Irmã Akphonsa Kiven compartilha a experiência de sua visita à República Centro-Africana durante o conflito, uma viagem "na qual minha fé foi fortalecida e na qual experimentei a ação de Deus no testemunho evangélico das nossas irmãs"

Ir. Alphonsa Kiven e Ir. Bernadette Mary Reis

A Irmã Alphonsa Kiven, religiosa terciária franciscana, desempenhou na maior parte da sua vida o papel de superiora: depois de ter servido como provincial no seu país natal, os Camarões, está agora a cumprir o terceiro mandato como conselheira-geral. A irmã Alphonsa sempre quis ser missionária: hoje celebra o seu jubileu de ouro e, olhando para trás, conta-nos como o Senhor concedeu o seu desejo da forma mais inesperada…

Irmã Alphonsa toma a palavra: «Missão — esta ideia tornou-se fixa. Sempre foi o meu sonho, tinha lido muitas vidas de santos, no noviciado, e sempre gostei daqueles que tinham lutado muito quando eram jovens, como Francisco, Agostinho, Teresa do Menino Jesus... e depois, histórias de pessoas que tinham ido em missão sozinhas, longe, aceitando desafios: aquelas histórias fascinavam-me».

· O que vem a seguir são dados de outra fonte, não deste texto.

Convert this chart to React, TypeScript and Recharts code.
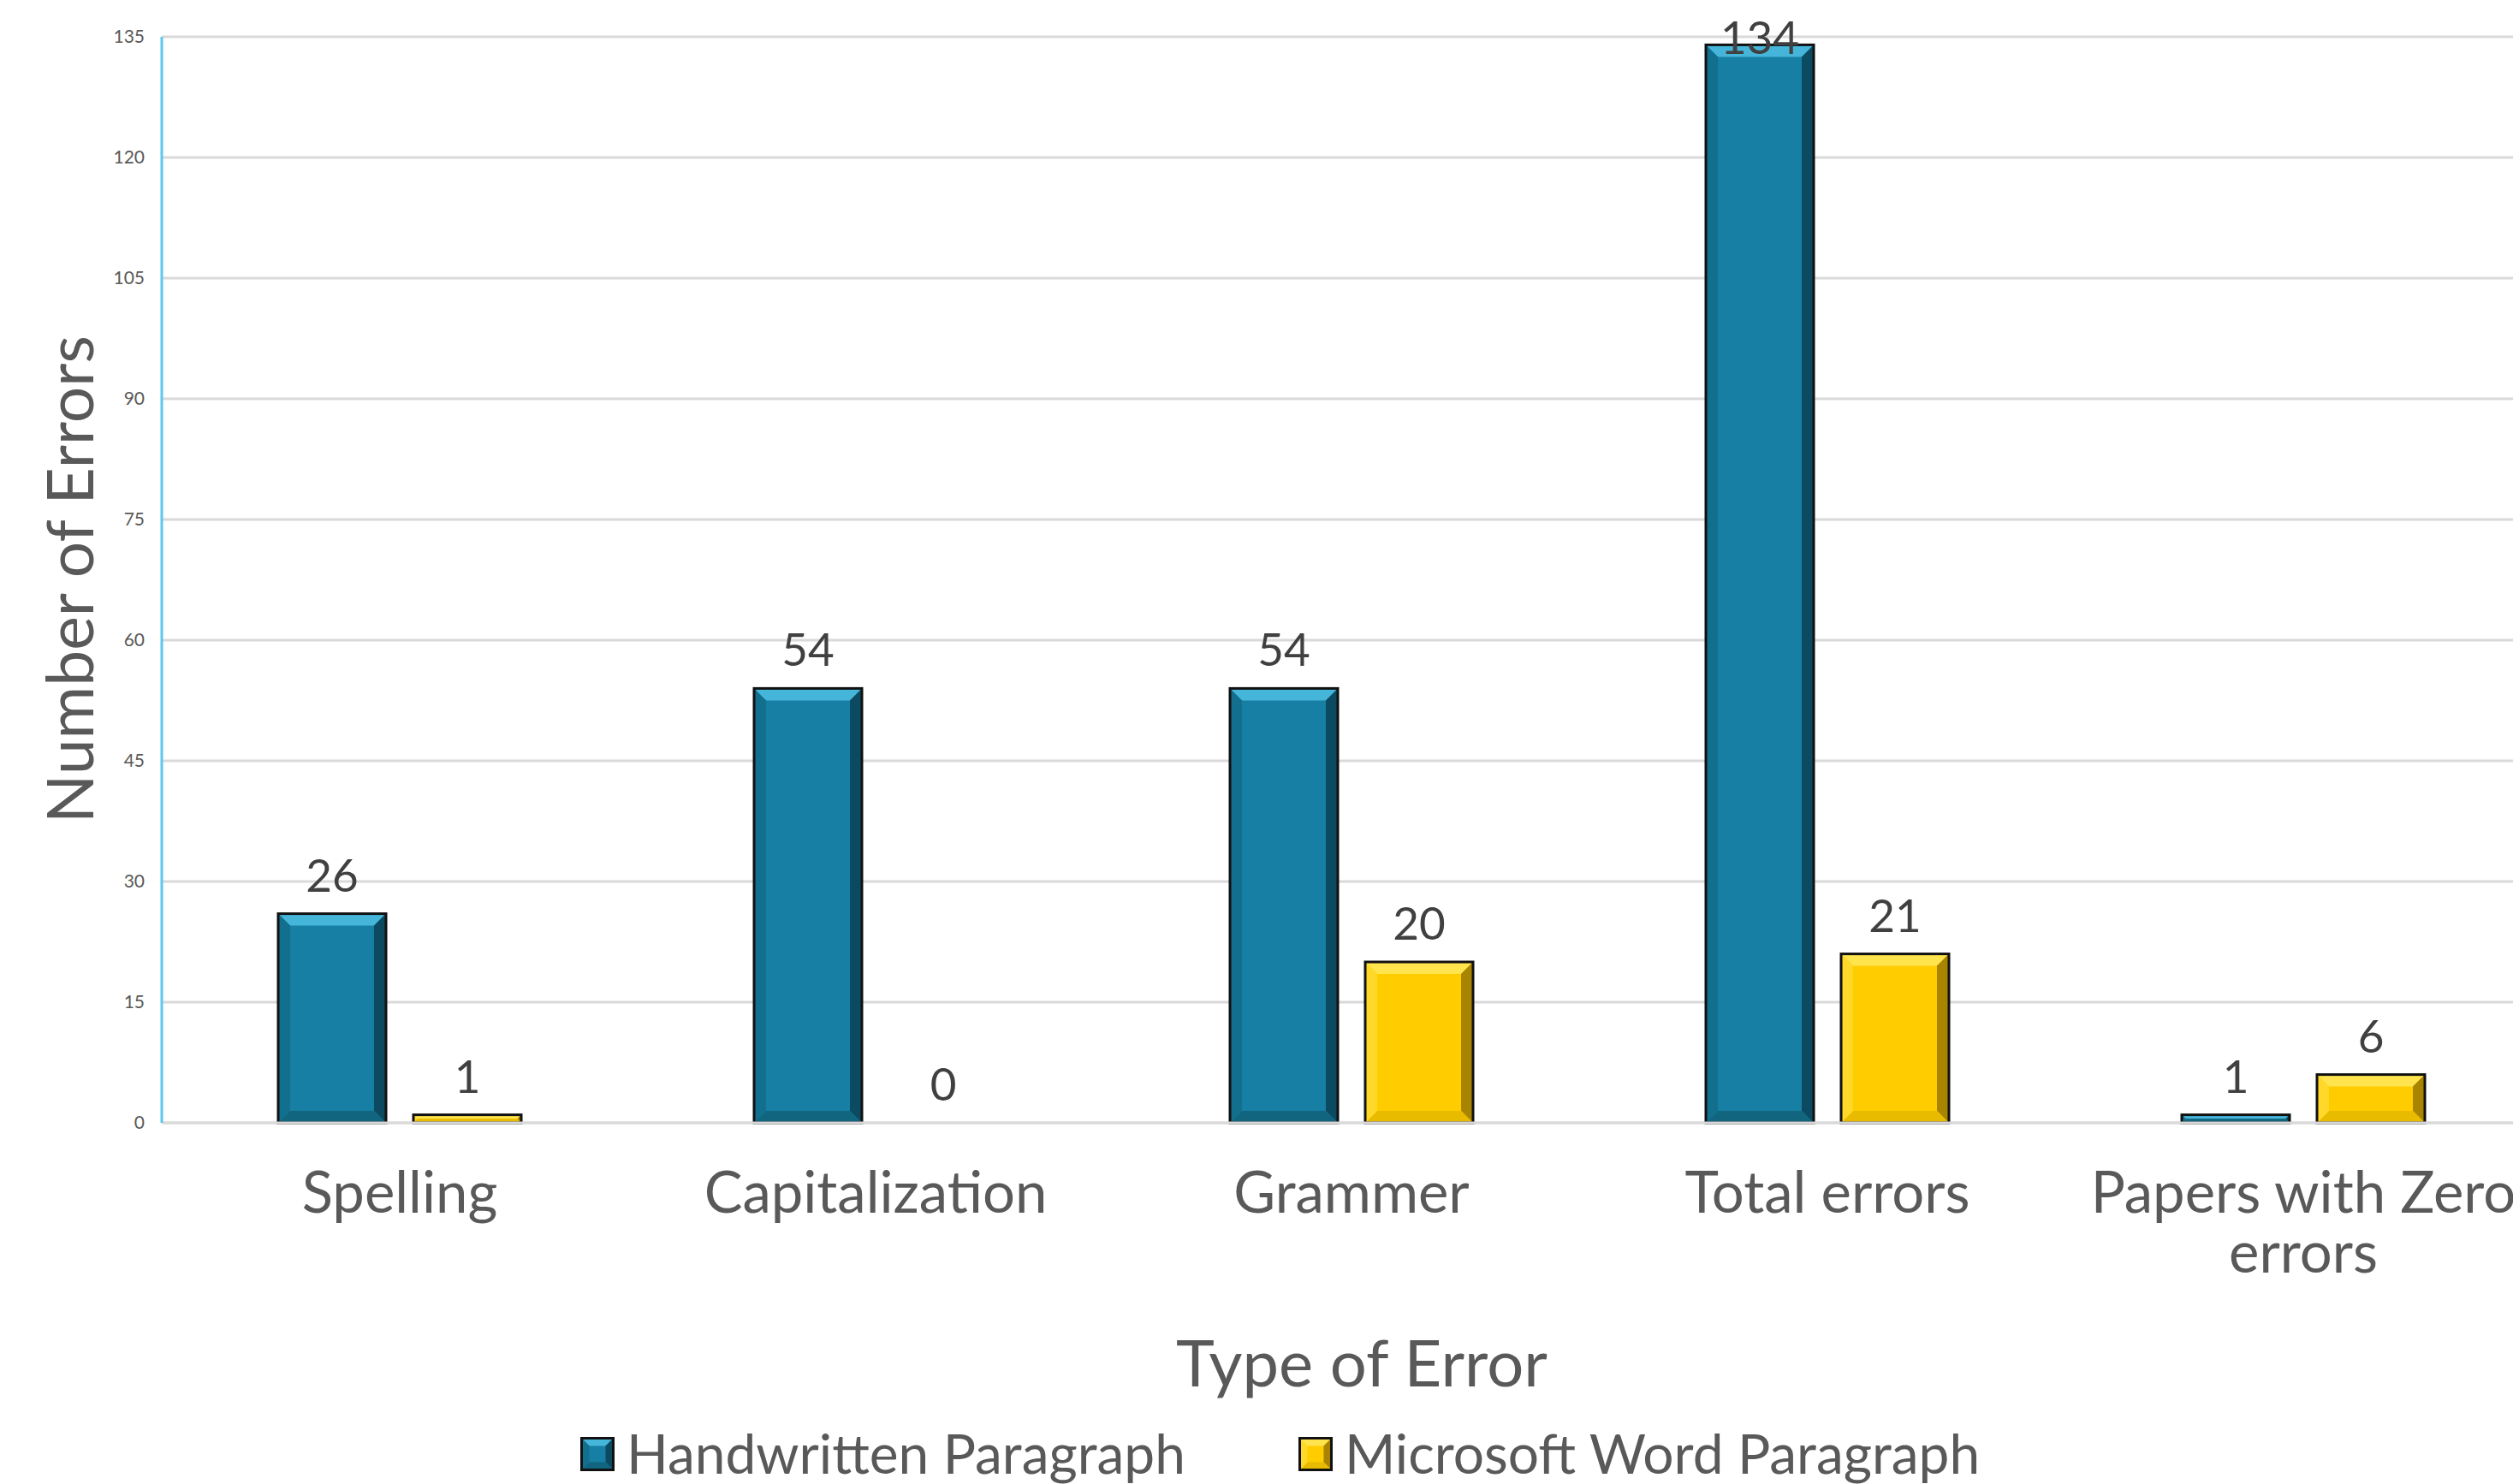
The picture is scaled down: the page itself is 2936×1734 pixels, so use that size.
import React from 'react';
import { BarChart, Bar, XAxis, YAxis, CartesianGrid, Legend, LabelList } from 'recharts';

// values
const categories = ['Spelling', 'Capitalization', 'Grammer', 'Total errors', 'Papers with Zero errors'];
const handwritten = [26, 54, 54, 134, 1];
const msWord = [1, 0, 20, 21, 6];
const yTicks = [0, 15, 30, 45, 60, 75, 90, 105, 120, 135];
const seriesNames = ['Handwritten Paragraph', 'Microsoft Word Paragraph'];

const data = categories.map((name, i) => ({ name, handwritten: handwritten[i], word: msWord[i] }));

const FONT = 'Lato, "Open Sans", sans-serif';
const TEXT = '#595959';

// bevel colours: base, top, right, bottom, left
const BLUE = ['#177FA3', '#45B6DA', '#0B4A60', '#11657F', '#126F8E'];
const YELLOW = ['#FFCC00', '#FFE44D', '#A88400', '#E8BB00', '#FFD829'];

const bevel = (x: number, y: number, w: number, h: number, c: string[], b0 = 14) => {
  if (!(h > 0) || !(w > 0)) return null;
  const b = Math.min(b0, h / 2, w / 2);
  return (
    <g>
      <rect x={x} y={y} width={w} height={h} fill={c[0]} />
      <polygon points={`${x},${y} ${x + w},${y} ${x + w - b},${y + b} ${x + b},${y + b}`} fill={c[1]} />
      <polygon points={`${x + w},${y} ${x + w},${y + h} ${x + w - b},${y + h - b} ${x + w - b},${y + b}`} fill={c[2]} />
      <polygon points={`${x},${y + h} ${x + w},${y + h} ${x + w - b},${y + h - b} ${x + b},${y + h - b}`} fill={c[3]} />
      <polygon points={`${x},${y} ${x},${y + h} ${x + b},${y + h - b} ${x + b},${y + b}`} fill={c[4]} />
      <rect x={x} y={y} width={w} height={h} fill="none" stroke="#111" strokeWidth={3} />
    </g>
  );
};

const BlueShape = (p: any) => bevel(p.x, p.y, p.width, p.height, BLUE);
const YellowShape = (p: any) => bevel(p.x, p.y, p.width, p.height, YELLOW);

const ValueLabel = (p: any) => {
  const cx = p.x + p.width / 2;
  const base = Math.max(p.y - 26, 63);
  return (
    <text x={cx} y={base} textAnchor="middle" fontSize={53} fill="#404040" fontFamily={FONT}>
      {p.value}
    </text>
  );
};

const wrap = (s: string, max: number) => {
  const out: string[] = [];
  let line = '';
  s.split(' ').forEach((w) => {
    const t = line ? line + ' ' + w : w;
    if (t.length > max && line) {
      out.push(line);
      line = w;
    } else line = t;
  });
  out.push(line);
  return out;
};

const XTick = ({ x, y, payload }: any) => {
  const lines = wrap(payload.value, 16);
  return (
    <text x={x} y={y} textAnchor="middle" fontSize={67} fill={TEXT} fontFamily={FONT}>
      {lines.map((l, i) => (
        <tspan key={i} x={x} dy={i === 0 ? 105 : 70}>
          {l}
        </tspan>
      ))}
    </text>
  );
};

const LegendIcon = ({ c }: { c: string[] }) => (
  <svg width={40} height={40} style={{ marginTop: 11, marginRight: 14, flex: 'none' }}>
    {bevel(1.5, 1.5, 37, 37, c, 9)}
  </svg>
);

const renderLegend = () => (
  <div style={{ display: 'flex', paddingLeft: 678, fontFamily: FONT, fontSize: 64, lineHeight: '60px', color: TEXT }}>
    <div style={{ display: 'flex', alignItems: 'flex-start', marginRight: 132 }}>
      <LegendIcon c={BLUE} />
      <span>{seriesNames[0]}</span>
    </div>
    <div style={{ display: 'flex', alignItems: 'flex-start' }}>
      <LegendIcon c={YELLOW} />
      <span>{seriesNames[1]}</span>
    </div>
  </div>
);

export default function App() {
  return (
    <div style={{ position: 'absolute', left: 0, top: 0, width: 2936, height: 1734, overflow: 'hidden', background: '#fff' }}>
      <BarChart
        width={2969}
        height={1734}
        data={data}
        margin={{ top: 43, right: 0, left: 0, bottom: 122 }}
        barGap={32}
        style={{ fontFamily: FONT }}
      >
        <CartesianGrid vertical={false} stroke="#D9D9D9" strokeWidth={3} />
        <XAxis
          dataKey="name"
          height={300}
          tickLine={false}
          tickSize={0}
          tickMargin={0}
          axisLine={{ stroke: '#D9D9D9', strokeWidth: 3 }}
          tick={<XTick />}
          interval={0}
          label={{
            content: () => (
              <text x={1591} y={1620} textAnchor="middle" fontSize={76} fill={TEXT} fontFamily={FONT}>
                Type of Error
              </text>
            ),
          }}
        />
        <YAxis
          width={189}
          domain={[0, 135]}
          ticks={yTicks}
          interval={0}
          tickLine={false}
          tickSize={6}
          tickMargin={14}
          axisLine={{ stroke: '#5BC8EC', strokeWidth: 3 }}
          tick={{ fontSize: 21, fill: TEXT, fontFamily: FONT }}
          label={{
            content: () => (
              <text
                x={80}
                y={677}
                transform="rotate(-90, 80, 677)"
                textAnchor="middle"
                dominantBaseline="central"
                fontSize={75}
                fill={TEXT}
                fontFamily={FONT}
              >
                Number of Errors
              </text>
            ),
          }}
        />
        <Legend
          layout="horizontal"
          verticalAlign="middle"
          align="center"
          content={renderLegend}
          wrapperStyle={{ position: 'absolute', top: 1668, left: 0, width: 2936 }}
        />
        <Bar dataKey="handwritten" name={seriesNames[0]} barSize={126} shape={BlueShape} isAnimationActive={false}>
          <LabelList dataKey="handwritten" content={ValueLabel} />
        </Bar>
        <Bar dataKey="word" name={seriesNames[1]} barSize={126} shape={YellowShape} isAnimationActive={false}>
          <LabelList dataKey="word" content={ValueLabel} />
        </Bar>
      </BarChart>
    </div>
  );
}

Enquanto estava aqui, na casa generalícia, fui enviada para missões difíceis, particularmente em zonas de conflito ou de guerra. E assim, quando em 2015 eclodiu o conflito na República Centro-Africana, líamos os relatos de histórias arrepiantes. Decidiu-se que eu fosse para aquele país pois naquela zona eu tinha iniciado duas missões quando fui provincial nos Camarões: por isso, a República Centro-Africana sempre foi a minha “filha predileta”; tudo o que se refere à República Centro-Africana chega diretamente ao meu coração.

E assim começámos a organizar a situação. E depois veio o meu conflito interior, entre o meu amor pela missão — ir para um lugar que representasse um desafio — e a realidade, que era algo completamente diferente. Muitas pessoas prometeram que rezariam por mim. Uma das irmãs ofereceu uma hora de adoração eucarística por toda a duração da minha visita à República Centro-Africana.

Deixei Roma e encontrei-me com duas religiosas; o nosso camião foi escoltado por soldados camaroneses até à fronteira. E depois — é realmente difícil colocar os meus sentimentos em palavras. Na minha cabeça pairava a questão: onde seremos atacadas? Sentei-me no carro contraída pelo terror que tinha dentro. Passámos muito tempo na fronteira e a noite estava a chegar. Disse a mim mesma: «Quando formos atacadas, nem sequer saberemos onde estamos a morrer».

Descarregando os cobertores recebidos de Roma
Descarregando os cobertores recebidos de Roma

Às 21h chegámos ao bispado de Berbérati — com uma bonita lua cheia. As crianças estreitavam-se ao meu redor, dançando e cantando la mère est arrive  (a madre chegou). As lágrimas corriam-me pelas faces enquanto alguns delas me puxavam o hábito e outras queriam que eu pegasse nelas no colo. Eu tinha chegado com medo, tensão, rigidez, mas fui recebida pela alegria irreprimível das crianças. Naquele momento, a única palavra que me lembrei em francês foi merci. Quando fui dormir, não consegui expressar por palavras o que estava a acontecer dentro de mim: fiquei desorientada por culpa da alegria das crianças.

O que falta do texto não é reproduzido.